++++ TASK MATERIAL

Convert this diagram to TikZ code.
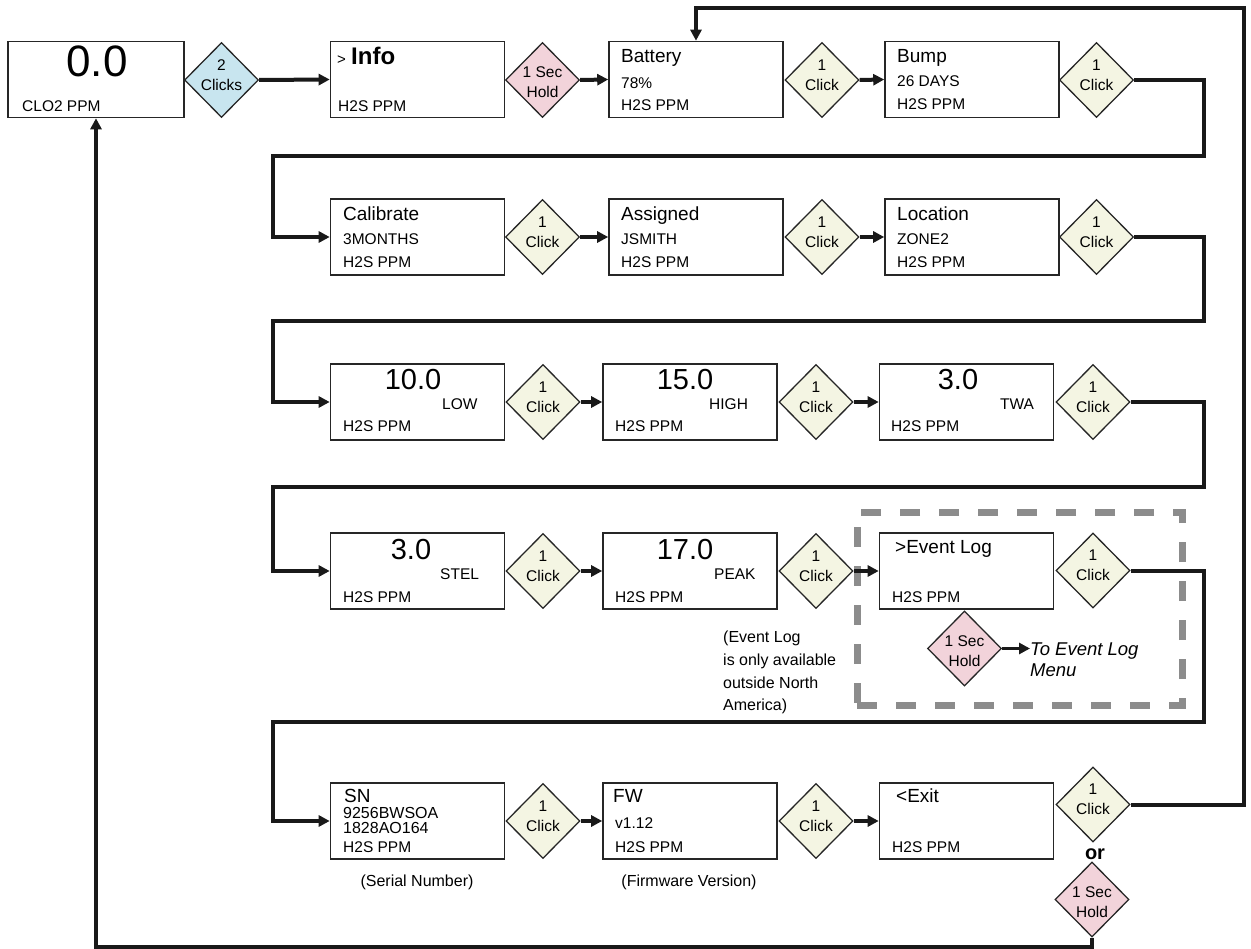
\documentclass[tikz,border=0pt]{standalone}
\usepackage{fontspec}
\setmainfont{Liberation Sans}
\usetikzlibrary{shapes.geometric,arrows.meta}
\definecolor{clickc}{HTML}{F4F5E3}
\definecolor{holdc}{HTML}{F2D3DA}
\definecolor{twoc}{HTML}{C8E5EF}
\definecolor{dashc}{HTML}{8C8C8C}
\newcommand\fz[2]{\fontsize{#1}{#2}\selectfont}
\begin{document}
\begin{tikzpicture}[x=1pt,y=-1pt,
 box/.style={draw=black!85,line width=1.6pt,minimum width=174pt,minimum height=76pt,inner sep=0pt,fill=white},
 dia/.style={diamond,draw=black!85,line width=1.3pt,minimum width=74pt,minimum height=75pt,inner sep=0pt},
 clk/.style={dia,fill=clickc}, hld/.style={dia,fill=holdc}, two/.style={dia,fill=twoc},
 dt/.style={align=center,inner sep=0pt,font=\fz{15.5}{20}},
 clkt/.style={dt,yshift=5pt}, hldt/.style={dt,yshift=-2.5pt},
 tl/.style={anchor=base west,inner sep=0pt,font=\fz{19}{21}},
 tm/.style={anchor=base west,inner sep=0pt,font=\fz{15.5}{18}},
 big/.style={anchor=base,inner sep=0pt,font=\fz{29}{32}},
 note/.style={anchor=base west,inner sep=0pt,font=\fz{16}{18}},
 conn/.style={line width=4pt,draw=black!90},
 arr/.style={conn,-{Triangle[length=11pt,width=11pt]}},
]
\useasboundingbox (0,0) rectangle (1251,949);
\fill[white] (0,0) rectangle (1251,949);

% dashed event-log frame
\node[draw=dashc,line width=7pt,dash pattern=on 20pt off 19pt,minimum width=325pt,minimum height=193pt,inner sep=0pt] (evbox) at (1019.5,608.5) {};

% Row 1
\node[box,minimum width=176pt] (b0) at (96,79.5) {};
\node[two] (d0) at (221.5,80) {};
\node[box] (b1) at (417.5,79.5) {};
\node[hld] (d1) at (542.5,80) {};
\node[box] (b2) at (696,79.5) {};
\node[clk] (d2) at (822,80) {};
\node[box] (b3) at (972,79.5) {};
\node[clk] (d3) at (1096.5,80) {};
% Row 2
\node[box] (b4) at (417.5,237) {};
\node[clk] (d4) at (542.5,237) {};
\node[box] (b5) at (696,237) {};
\node[clk] (d5) at (822,237) {};
\node[box] (b6) at (972,237) {};
\node[clk] (d6) at (1096.5,237) {};
% Row 3
\node[box] (b7) at (417.5,402) {};
\node[clk] (d7) at (543,402) {};
\node[box] (b8) at (690,402) {};
\node[clk] (d8) at (816,402) {};
\node[box] (b9) at (966.5,402) {};
\node[clk] (d9) at (1093,402) {};
% Row 4
\node[box] (b10) at (417.5,571) {};
\node[clk] (d10) at (543,571) {};
\node[box] (b11) at (690,571) {};
\node[clk] (d11) at (816,571) {};
\node[box] (b12) at (966.5,571) {};
\node[clk] (d12) at (1093,570.5) {};
\node[hld] (d17) at (964.5,648.5) {};
% Row 5
\node[box] (b13) at (417.5,821) {};
\node[clk] (d13) at (543,821) {};
\node[box] (b14) at (690,821) {};
\node[clk] (d14) at (816,821) {};
\node[box] (b15) at (966.5,821) {};
\node[clk] (d15) at (1093,804.5) {};
\node[hld] (d16) at (1092,899.5) {};

% diamond texts
\node[dt,yshift=5pt] (x0) at (d0) {2\\Clicks};
\node[hldt] (x1) at (d1) {1 Sec\\Hold};
\node[clkt] (x2) at (d2) {1\\Click};
\node[clkt] (x3) at (d3) {1\\Click};
\node[clkt] (x4) at (d4) {1\\Click};
\node[clkt] (x5) at (d5) {1\\Click};
\node[clkt] (x6) at (d6) {1\\Click};
\node[clkt] (x7) at (d7) {1\\Click};
\node[clkt] (x8) at (d8) {1\\Click};
\node[clkt] (x9) at (d9) {1\\Click};
\node[clkt] (x10) at (d10) {1\\Click};
\node[clkt] (x11) at (d11) {1\\Click};
\node[clkt] (x12) at (d12) {1\\Click};
\node[clkt] (x13) at (d13) {1\\Click};
\node[clkt] (x14) at (d14) {1\\Click};
\node[clkt] (x15) at (d15) {1\\Click};
\node[hldt] (x16) at (d16) {1 Sec\\Hold};
\node[hldt] (x17) at (d17) {1 Sec\\Hold};

% box texts
\node[anchor=base,inner sep=0pt,font=\fz{44}{48}] (t0a) at (97,77) {0.0};
\node[tm] (t0b) at (22,112) {CLO2 PPM};
\node[tl] (t1a) at (337,65) {{\fz{15}{18}>} {\bfseries\fz{24}{27}Info}};
\node[tm] (t1b) at (338,112) {H2S PPM};
\node[tl] (t2a) at (621,63) {Battery};
\node[tm] (t2b) at (621,89) {78\%};
\node[tm] (t2c) at (621,111) {H2S PPM};
\node[tl] (t3a) at (897,63) {Bump};
\node[tm] (t3b) at (897,87) {26 DAYS};
\node[tm] (t3c) at (897,110) {H2S PPM};
\node[tl] (t4a) at (343,221) {Calibrate};
\node[tm] (t4b) at (343,245) {3MONTHS};
\node[tm] (t4c) at (343,268) {H2S PPM};
\node[tl] (t5a) at (621,221) {Assigned};
\node[tm] (t5b) at (621,245) {JSMITH};
\node[tm] (t5c) at (621,268) {H2S PPM};
\node[tl] (t6a) at (897,221) {Location};
\node[tm] (t6b) at (897,245) {ZONE2};
\node[tm] (t6c) at (897,268) {H2S PPM};
\node[big] (t7a) at (413,390) {10.0};
\node[tm] (t7b) at (442,410) {LOW};
\node[tm] (t7c) at (343,432) {H2S PPM};
\node[big] (t8a) at (685,390) {15.0};
\node[tm] (t8b) at (709,410) {HIGH};
\node[tm] (t8c) at (615,432) {H2S PPM};
\node[big] (t9a) at (958,390) {3.0};
\node[tm] (t9b) at (1000,410) {TWA};
\node[tm] (t9c) at (891,432) {H2S PPM};
\node[big] (t10a) at (411,559) {3.0};
\node[tm] (t10b) at (440,579) {STEL};
\node[tm] (t10c) at (343,602) {H2S PPM};
\node[big] (t11a) at (685,559) {17.0};
\node[tm] (t11b) at (714,579) {PEAK};
\node[tm] (t11c) at (615,602) {H2S PPM};
\node[tl] (t12a) at (895,553) {>Event Log};
\node[tm] (t12b) at (892,602) {H2S PPM};
\node[tl] (t13a) at (344,802) {SN};
\node[tm,font=\fz{16}{18}] (t13b) at (343,818) {9256BWSOA};
\node[tm,font=\fz{16}{18}] (t13c) at (343,833) {1828AO164};
\node[tm] (t13d) at (343,852) {H2S PPM};
\node[tl] (t14a) at (613,802) {FW};
\node[tm] (t14b) at (615,828) {v1.12};
\node[tm] (t14c) at (615,852) {H2S PPM};
\node[tl] (t15a) at (896,802) {<Exit};
\node[tm] (t15b) at (892,852) {H2S PPM};

% notes
\node[anchor=base,inner sep=0pt,font=\fz{16}{18}] (n1) at (417,886) {(Serial Number)};
\node[anchor=base,inner sep=0pt,font=\fz{16}{18}] (n2) at (689,886) {(Firmware Version)};
\node[note] (n3) at (723,642) {(Event Log};
\node[note] (n4) at (723,665) {is only available};
\node[note] (n5) at (723,688) {outside North};
\node[note] (n6) at (723,710) {America)};
\node[anchor=base west,inner sep=0pt,font=\itshape\fz{18.5}{22}] (evt1) at (1030,655) {To Event Log};
\node[anchor=base west,inner sep=0pt,font=\itshape\fz{18.5}{22}] (evt2) at (1030,676) {Menu};
\node[anchor=base,inner sep=0pt,font=\bfseries\fz{20}{22}] (or) at (1095,859) {or};

% connectors
\coordinate (bl) at (96,947);
\draw[arr] (d0.east) -- (b1.west);
\draw[arr] (d1.east) -- (b2.west);
\draw[arr] (d2.east) -- (b3.west);
\draw[arr] (d3.east) -| (1204,156) -- (273,156) |- (b4.west);
\draw[arr] (d4.east) -- (b5.west);
\draw[arr] (d5.east) -- (b6.west);
\draw[arr] (d6.east) -| (1204,321) -- (273,321) |- (b7.west);
\draw[arr] (d7.east) -- (b8.west);
\draw[arr] (d8.east) -- (b9.west);
\draw[arr] (d9.east) -| (1204,487) -- (273,487) |- (b10.west);
\draw[arr] (d10.east) -- (b11.west);
\draw[arr] (d11.east) -- (b12.west);
\draw[arr] (d12.east) -| (1204,722) -- (273,722) |- (b13.west);
\draw[arr] (d13.east) -- (b14.west);
\draw[arr] (d14.east) -- (b15.west);
\draw[arr] (d15.east) -| (1244,8) -| (b2.north);
\draw[arr] (d16.south) |- (bl) -- (b0.south);
\draw[arr,line width=3.5pt] (d17.east) -- (d17.east -| evt1.west);
\end{tikzpicture}
\end{document}
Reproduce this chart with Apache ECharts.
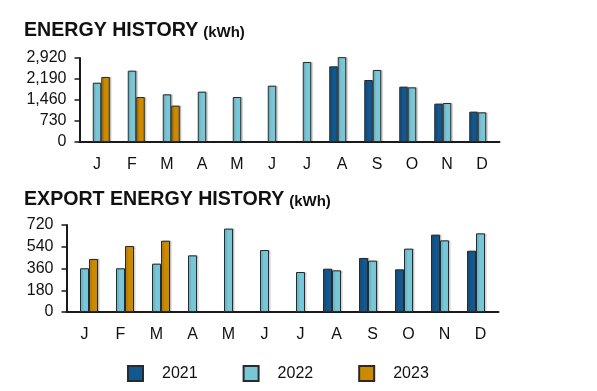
<!DOCTYPE html>
<html>
<head>
<meta charset="utf-8">
<script src="https://cdn.jsdelivr.net/npm/echarts@6/dist/echarts.min.js"></script>
<style>
html,body{margin:0;padding:0;background:#fff;}
#chart{width:597px;height:391px;}
</style>
</head>
<body>
<div id="chart"></div>
<script>
var months = ['J','F','M','A','M','J','J','A','S','O','N','D'];
var years = ['2021','2022','2023'];

var energy2021 = ['-','-','-','-','-','-','-',2630,2155,1923,1333,1054];
var energy2022 = [2061,2479,1657,1750,1564,1958,2781,2950,2503,1900,1356,1031];
var energy2023 = [2260,1564,1263,'-','-','-','-','-','-','-','-','-'];

var export2021 = ['-','-','-','-','-','-','-',358,447,353,640,507];
var export2022 = [362,362,400,469,690,513,331,345,425,524,593,651];
var export2023 = [439,546,590,'-','-','-','-','-','-','-','-','-'];

var energyTicks = [0,730,1460,2190,2920];
var exportTicks = [0,180,360,540,720];

var colors = {'2021':'#13578f','2022':'#78c6d6','2023':'#cc8a00'};
var font = 'Arial, "Liberation Sans", Helvetica, sans-serif';

function barSeries(name, data, idx, width){
  return {
    name: name, type: 'bar', data: data,
    xAxisIndex: idx, yAxisIndex: idx,
    barWidth: width, barGap: '0%', clip: false,
    itemStyle: {
      color: colors[name], borderColor: '#2a2a2a', borderWidth: 1,
      shadowColor: 'rgba(0,0,0,0.18)', shadowOffsetX: 1.5, shadowOffsetY: 0, shadowBlur: 1
    },
    emphasis: {disabled: true}
  };
}

function xAxis(idx){
  return {
    type: 'category', gridIndex: idx, data: months,
    axisLine: {lineStyle: {color: '#1a1a1a', width: 2}},
    axisTick: {alignWithLabel: true, length: 5, lineStyle: {color: '#555', width: 1.5}},
    axisLabel: {fontFamily: font, fontSize: 16, color: '#111', margin: 15}
  };
}
function yAxis(idx, ticks){
  return {
    type: 'value', gridIndex: idx, min: ticks[0], max: ticks[ticks.length-1],
    interval: ticks[1]-ticks[0],
    splitLine: {show: false},
    axisLine: {show: true, lineStyle: {color: '#1a1a1a', width: 2}},
    axisTick: {show: true, length: 5, lineStyle: {color: '#1a1a1a', width: 1.5}},
    axisLabel: {fontFamily: font, fontSize: 16, color: '#111', margin: 13,
      formatter: function(v){ return v.toLocaleString('en-US'); }}
  };
}

var titleRich = {
  a: {fontFamily: font, fontSize: 19.6, fontWeight: 'bold', color: '#111'},
  b: {fontFamily: font, fontSize: 15, fontWeight: 'bold', color: '#111', verticalAlign: 'bottom', padding: [0,0,1,0]}
};

var chart = echarts.init(document.getElementById('chart'), null, {renderer: 'canvas'});
chart.setOption({
  animation: false,
  backgroundColor: '#fff',
  title: [
    {text: '{a|ENERGY HISTORY} {b|(kWh)}', left: 24, top: 21, padding: 0,
     textStyle: {rich: titleRich}},
    {text: '{a|EXPORT ENERGY HISTORY} {b|(kWh)}', left: 24, top: 190, padding: 0,
     textStyle: {rich: titleRich}}
  ],
  legend: {
    data: years, left: 127, top: 365, padding: 0, itemWidth: 15, itemHeight: 15, itemGap: 45,
    icon: 'rect',
    textStyle: {fontFamily: font, fontSize: 16, color: '#111', padding: [0,0,0,14]},
    selectedMode: false
  },
  grid: [
    {left: 79.5, top: 58, width: 420, height: 84},
    {left: 66.5, top: 225, width: 432, height: 87}
  ],
  xAxis: [xAxis(0), xAxis(1)],
  yAxis: [yAxis(0, energyTicks), yAxis(1, exportTicks)],
  series: [
    barSeries('2021', energy2021, 0, 8.5),
    barSeries('2022', energy2022, 0, 8.5),
    barSeries('2023', energy2023, 0, 8.5),
    barSeries('2021', export2021, 1, 9),
    barSeries('2022', export2022, 1, 9),
    barSeries('2023', export2023, 1, 9)
  ]
});
</script>
</body>
</html>
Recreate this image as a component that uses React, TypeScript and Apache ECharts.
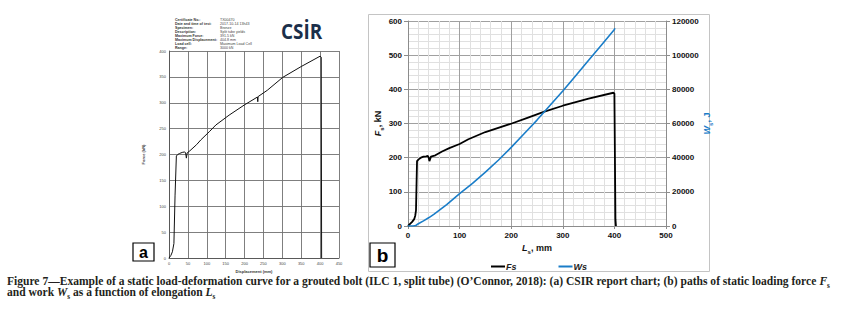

++++++++

- **WORK TO COMPLETE**:
Copy exactly the lines from the first line of the records above through the line with "width=7pt,dash pattern=on 20pt", both included, and nothing else. Pictures stay out.

- **ANSWER TO THIS TASK**:
Convert this diagram to TikZ code.
\documentclass[tikz,border=0pt]{standalone}
\usepackage{fontspec}
\setmainfont{Liberation Sans}
\usetikzlibrary{shapes.geometric,arrows.meta}
\definecolor{clickc}{HTML}{F4F5E3}
\definecolor{holdc}{HTML}{F2D3DA}
\definecolor{twoc}{HTML}{C8E5EF}
\definecolor{dashc}{HTML}{8C8C8C}
\newcommand\fz[2]{\fontsize{#1}{#2}\selectfont}
\begin{document}
\begin{tikzpicture}[x=1pt,y=-1pt,
 box/.style={draw=black!85,line width=1.6pt,minimum width=174pt,minimum height=76pt,inner sep=0pt,fill=white},
 dia/.style={diamond,draw=black!85,line width=1.3pt,minimum width=74pt,minimum height=75pt,inner sep=0pt},
 clk/.style={dia,fill=clickc}, hld/.style={dia,fill=holdc}, two/.style={dia,fill=twoc},
 dt/.style={align=center,inner sep=0pt,font=\fz{15.5}{20}},
 clkt/.style={dt,yshift=5pt}, hldt/.style={dt,yshift=-2.5pt},
 tl/.style={anchor=base west,inner sep=0pt,font=\fz{19}{21}},
 tm/.style={anchor=base west,inner sep=0pt,font=\fz{15.5}{18}},
 big/.style={anchor=base,inner sep=0pt,font=\fz{29}{32}},
 note/.style={anchor=base west,inner sep=0pt,font=\fz{16}{18}},
 conn/.style={line width=4pt,draw=black!90},
 arr/.style={conn,-{Triangle[length=11pt,width=11pt]}},
]
\useasboundingbox (0,0) rectangle (1251,949);
\fill[white] (0,0) rectangle (1251,949);

% dashed event-log frame
\node[draw=dashc,line width=7pt,dash pattern=on 20pt off 19pt,minimum width=325pt,minimum height=193pt,inner sep=0pt] (evbox) at (1019.5,608.5) {};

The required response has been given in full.